What is required >>
Within the listing below, locate all lines containing the word "this". Copy each one.

Raw data >>
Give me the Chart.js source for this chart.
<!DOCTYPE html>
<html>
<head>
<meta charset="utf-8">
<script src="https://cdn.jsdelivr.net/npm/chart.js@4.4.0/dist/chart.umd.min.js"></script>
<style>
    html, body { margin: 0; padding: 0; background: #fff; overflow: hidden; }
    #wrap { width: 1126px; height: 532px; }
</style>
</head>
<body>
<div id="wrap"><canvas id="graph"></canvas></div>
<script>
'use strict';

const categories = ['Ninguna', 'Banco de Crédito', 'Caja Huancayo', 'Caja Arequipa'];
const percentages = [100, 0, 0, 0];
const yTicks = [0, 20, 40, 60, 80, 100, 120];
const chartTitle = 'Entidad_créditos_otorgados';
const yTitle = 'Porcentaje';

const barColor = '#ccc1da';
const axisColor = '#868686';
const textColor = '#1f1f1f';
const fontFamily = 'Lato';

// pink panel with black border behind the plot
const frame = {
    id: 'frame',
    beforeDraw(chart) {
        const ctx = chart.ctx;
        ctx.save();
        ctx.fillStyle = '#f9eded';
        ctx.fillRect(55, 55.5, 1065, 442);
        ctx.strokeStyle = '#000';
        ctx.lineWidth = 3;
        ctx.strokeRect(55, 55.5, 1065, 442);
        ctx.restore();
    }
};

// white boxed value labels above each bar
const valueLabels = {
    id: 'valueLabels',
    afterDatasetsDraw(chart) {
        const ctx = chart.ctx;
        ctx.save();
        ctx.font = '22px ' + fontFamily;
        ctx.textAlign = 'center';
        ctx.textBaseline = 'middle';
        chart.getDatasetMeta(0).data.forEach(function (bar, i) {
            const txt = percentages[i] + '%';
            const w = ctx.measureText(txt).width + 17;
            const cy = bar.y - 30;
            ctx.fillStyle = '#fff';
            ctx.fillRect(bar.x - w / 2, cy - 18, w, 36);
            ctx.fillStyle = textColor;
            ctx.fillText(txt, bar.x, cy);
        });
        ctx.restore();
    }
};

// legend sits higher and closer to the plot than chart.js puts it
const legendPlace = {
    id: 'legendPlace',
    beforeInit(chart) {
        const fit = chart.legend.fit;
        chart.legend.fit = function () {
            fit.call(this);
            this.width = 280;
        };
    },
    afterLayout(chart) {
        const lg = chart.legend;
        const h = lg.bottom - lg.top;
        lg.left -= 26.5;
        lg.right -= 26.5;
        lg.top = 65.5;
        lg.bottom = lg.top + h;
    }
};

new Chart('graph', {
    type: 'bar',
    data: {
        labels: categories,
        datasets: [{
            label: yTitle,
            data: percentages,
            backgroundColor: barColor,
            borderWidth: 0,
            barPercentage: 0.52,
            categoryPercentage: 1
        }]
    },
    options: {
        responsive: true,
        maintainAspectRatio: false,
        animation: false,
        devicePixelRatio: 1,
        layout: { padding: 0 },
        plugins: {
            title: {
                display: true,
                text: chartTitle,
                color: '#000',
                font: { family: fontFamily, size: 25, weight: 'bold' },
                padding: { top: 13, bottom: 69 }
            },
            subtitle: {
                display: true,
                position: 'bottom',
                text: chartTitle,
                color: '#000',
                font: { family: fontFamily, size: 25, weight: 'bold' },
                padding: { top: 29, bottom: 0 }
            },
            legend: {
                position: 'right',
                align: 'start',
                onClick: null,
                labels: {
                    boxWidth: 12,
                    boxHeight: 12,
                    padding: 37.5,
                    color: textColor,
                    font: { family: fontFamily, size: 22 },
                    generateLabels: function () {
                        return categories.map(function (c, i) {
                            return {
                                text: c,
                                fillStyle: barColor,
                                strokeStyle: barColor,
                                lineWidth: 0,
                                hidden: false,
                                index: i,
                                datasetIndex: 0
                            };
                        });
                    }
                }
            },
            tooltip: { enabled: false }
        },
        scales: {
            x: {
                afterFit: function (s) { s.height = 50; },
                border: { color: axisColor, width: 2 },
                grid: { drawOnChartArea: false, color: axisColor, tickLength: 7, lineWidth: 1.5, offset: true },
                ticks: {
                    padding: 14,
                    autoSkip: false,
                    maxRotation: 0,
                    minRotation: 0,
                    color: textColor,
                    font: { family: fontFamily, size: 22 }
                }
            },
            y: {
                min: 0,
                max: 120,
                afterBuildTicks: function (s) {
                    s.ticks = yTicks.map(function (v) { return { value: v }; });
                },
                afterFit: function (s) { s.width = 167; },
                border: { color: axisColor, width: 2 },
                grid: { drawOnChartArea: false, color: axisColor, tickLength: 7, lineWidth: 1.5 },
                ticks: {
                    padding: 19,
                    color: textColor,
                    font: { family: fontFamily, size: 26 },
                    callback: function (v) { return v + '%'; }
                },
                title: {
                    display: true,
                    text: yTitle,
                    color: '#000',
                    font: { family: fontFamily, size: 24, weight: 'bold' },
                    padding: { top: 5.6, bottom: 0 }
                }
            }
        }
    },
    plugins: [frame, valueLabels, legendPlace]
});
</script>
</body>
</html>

Exercise solution >>
Give me the Chart.js source for this chart.
            fit.call(this);
            this.width = 280;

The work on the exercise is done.